Christian van Maaren, founder of Excess Materials Exchange
The pilot seems to have worked out really well and has shown there's quite a value to be created through sustainability and circular economy. According to the final report, the Excess Materials Exchange team had identified 18 “material flows” for the participants that could potentially create “€64 million in financial value and a reduction of €54 million in environmental damage (eco-cost), resulting in a total value creation of €118 million.”

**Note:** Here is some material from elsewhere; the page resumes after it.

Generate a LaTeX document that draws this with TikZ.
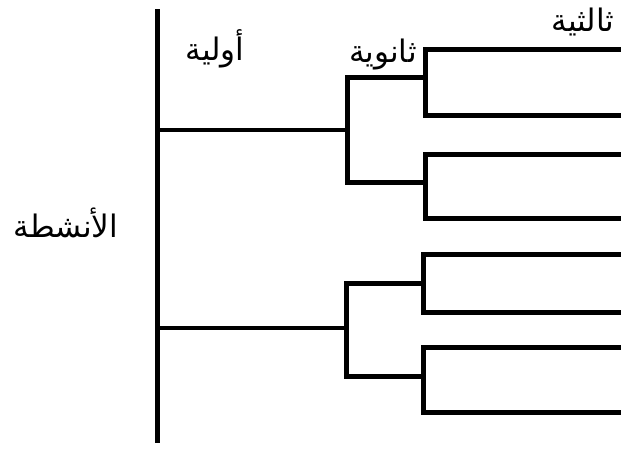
\documentclass[tikz,border=0pt]{standalone}
\usepackage{fontspec}
\newfontfamily\arabicfont[Script=Arabic]{DejaVu Sans}
\TeXXeTstate=1
\begin{document}
\begin{tikzpicture}[x=1pt,y=-1pt,
  ln/.style={line width=5pt, line join=miter},
  thinln/.style={line width=3.5pt},
  lbl/.style={inner sep=0pt, font=\arabicfont\fontsize{31}{37}\selectfont}]
\useasboundingbox (0,0) rectangle (621,448);
% main trunk
\coordinate (rt) at (157,9);
\coordinate (rb) at (157,443);
\draw[ln] (rt) -- (rb);
% primary branches
\coordinate (p1) at (157,130);
\coordinate (s1) at (347,130);
\coordinate (p2) at (157,328);
\coordinate (s2) at (346,328);
\draw[thinln] (p1) -- (s1);
\draw[thinln] (p2) -- (s2);
% secondary brackets
\coordinate (a1) at (425,77);  \coordinate (a2) at (347,77);
\coordinate (a3) at (347,182); \coordinate (a4) at (425,182);
\draw[ln] (a1) -- (a2) -- (a3) -- (a4);
\coordinate (b1) at (423,283); \coordinate (b2) at (346,283);
\coordinate (b3) at (346,376); \coordinate (b4) at (423,376);
\draw[ln] (b1) -- (b2) -- (b3) -- (b4);
% tertiary brackets
\foreach \n/\x/\ya/\yb in {t1/425/49/115, t2/425/154/218, t3/423/254/312, t4/423/347/412}{
  \coordinate (\n a) at (621,\ya);
  \coordinate (\n b) at (\x,\ya);
  \coordinate (\n c) at (\x,\yb);
  \coordinate (\n d) at (621,\yb);
  \draw[ln] (\n a) -- (\n b) -- (\n c) -- (\n d);
}
% labels
\node[lbl] (root) at (66,223) {\beginR الأنشطة\endR};
\node[lbl] (prim) at (215,49) {\beginR أولية\endR};
\node[lbl] (sec) at (383,55) {\beginR ثانوية\endR};
\node[lbl] (ter) at (583,22) {\beginR ثالثية\endR};
\end{tikzpicture}
\end{document}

For example, the Dutch rail network infrastructure caretaker ProRail was looking for a better end-of-life destination for the old railway tracks. Normally, most of them would be exported to Asia or Turkey and sold for scrap at a relatively low price. Instead, Excess Materials Exchange proposed three circular reuse possibilities: as construction beams in buildings, as a functional support structure in the shifting water sides of the Amsterdam canals, or in touristic structures such as bike racks, information panels, or wildlife grids.
Building a business, sustainably
With €850,000 of funding raised so far, Excess Materials Exchange is one of the smaller scale-ups in this year's Techleap Rise programme. It is, however, currently looking for additional investment to fuel its expansion plans. The startup is specifically looking to raise money from social impact VCs who understand the specifics of the business and aren't after quick returns.
“We want to scale up within the Netherlands, then within Europe, and after that worldwide,” Damen said.
The firm is still figuring out the payment model it will employ in order to make sure it can stay afloat long-term. From Damen's perspective, the next few years will bring the ideas Excess Materials Exchange is built upon to the mainstream.
“At the moment, we're setting up the organisation in such a way that it is possible to deal with the longer lead times, because, as they say, you're always too early until you're too late,” Damen said. “So we're trying to get everything ready in time for that tipping point.”
Although the COVID-19 crisis initially led to many of the startup's customers putting their sustainability projects on hold, Excess Materials Exchange is now seeing an uptick in demand again. This reassures Damen, who puts an emphasis on the economic viability of her project, that sustainability can be more than empty words and a checkmark in a yearly corporate report.
“We did not actually start this company simply because we wanted to run a company,” Damen concluded. “I didn't at all. I just want to make a difference and I want to change a paradigm. But we're not an NGO and there is a business model behind everything we do.”
To polish that business model, Excess Materials Exchange entered the second batch of the Techleap Rise programme, which provides scale-ups based in the Netherlands with coaching and networking opportunities to accelerate their growth.
“The programme has just started, but the network has already been quite helpful,” Damen said. “We also value the actual expertise that the programme brings in, the actual stories that illustrate how other people and companies have done it. That’s where peer-to-peer learning comes into play.”